Aim of the exercise →
Write every line out verbatim and omit the pictures.

----

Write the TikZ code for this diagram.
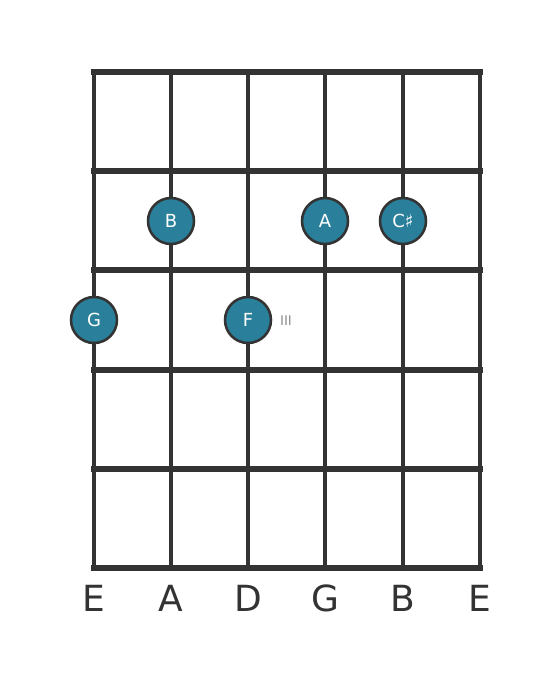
\documentclass[tikz,border=0pt]{standalone}
\usepackage{fontspec}
\setmainfont{DejaVu Sans}
\begin{document}
\begin{tikzpicture}[x=0.75pt,y=-0.75pt,
  strline/.style={line width=2.4pt, draw=black!80},
  fretline/.style={line width=3.9pt, draw=black!80, line cap=rect},
  dot/.style={circle, minimum size=46*0.75pt, inner sep=0pt, fill={rgb,255:red,42;green,127;blue,154}, draw=black!80, line width=1.9pt, text=white, font=\fontsize{13.5}{13.5}\selectfont},
  slabel/.style={text=black!80, font=\fontsize{27}{27}\selectfont, anchor=base},
  finger/.style={text=black!45, font=\fontsize{10}{10}\selectfont}]
\useasboundingbox (0,0) rectangle (560,682);
\foreach \x/\n in {94/s1,171/s2,248/s3,325/s4,403/s5,480/s6} {
  \coordinate (\n t) at (\x,72);
  \coordinate (\n b) at (\x,568);
  \draw[strline] (\n t) -- (\n b);
}
\foreach \y/\n in {72/f0,171/f1,270/f2,370/f3,469/f4,568/f5} {
  \coordinate (\n l) at (94,\y);
  \coordinate (\n r) at (480,\y);
  \draw[fretline] (\n l) -- (\n r);
}
\node[dot] (nB) at (171,221) {B};
\node[dot] (nA) at (325,221) {A};
\node[dot] (nC) at (403,221) {C♯};
\node[dot] (nG) at (94,320) {G};
\node[dot] (nF) at (248,320) {F};
\node[finger] (fIII) at (286,321) {III};
\node[slabel] (l1) at (94,611) {E};
\node[slabel] (l2) at (171,611) {A};
\node[slabel] (l3) at (248,611) {D};
\node[slabel] (l4) at (325,611) {G};
\node[slabel] (l5) at (403,611) {B};
\node[slabel] (l6) at (480,611) {E};
\end{tikzpicture}
\end{document}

----

Reply →
Write the TikZ code for this diagram.
\documentclass[tikz,border=0pt]{standalone}
\usepackage{fontspec}
\setmainfont{DejaVu Sans}
\begin{document}
\begin{tikzpicture}[x=0.75pt,y=-0.75pt,
  strline/.style={line width=2.4pt, draw=black!80},
  fretline/.style={line width=3.9pt, draw=black!80, line cap=rect},
  dot/.style={circle, minimum size=46*0.75pt, inner sep=0pt, fill={rgb,255:red,42;green,127;blue,154}, draw=black!80, line width=1.9pt, text=white, font=\fontsize{13.5}{13.5}\selectfont},
  slabel/.style={text=black!80, font=\fontsize{27}{27}\selectfont, anchor=base},
  finger/.style={text=black!45, font=\fontsize{10}{10}\selectfont}]
\useasboundingbox (0,0) rectangle (560,682);
\foreach \x/\n in {94/s1,171/s2,248/s3,325/s4,403/s5,480/s6} {
  \coordinate (\n t) at (\x,72);
  \coordinate (\n b) at (\x,568);
  \draw[strline] (\n t) -- (\n b);
}
\foreach \y/\n in {72/f0,171/f1,270/f2,370/f3,469/f4,568/f5} {
  \coordinate (\n l) at (94,\y);
  \coordinate (\n r) at (480,\y);
  \draw[fretline] (\n l) -- (\n r);
}
\node[dot] (nB) at (171,221) {B};
\node[dot] (nA) at (325,221) {A};
\node[dot] (nC) at (403,221) {C♯};
\node[dot] (nG) at (94,320) {G};
\node[dot] (nF) at (248,320) {F};
\node[finger] (fIII) at (286,321) {III};
\node[slabel] (l1) at (94,611) {E};
\node[slabel] (l2) at (171,611) {A};
\node[slabel] (l3) at (248,611) {D};
\node[slabel] (l4) at (325,611) {G};
\node[slabel] (l5) at (403,611) {B};
\node[slabel] (l6) at (480,611) {E};
\end{tikzpicture}
\end{document}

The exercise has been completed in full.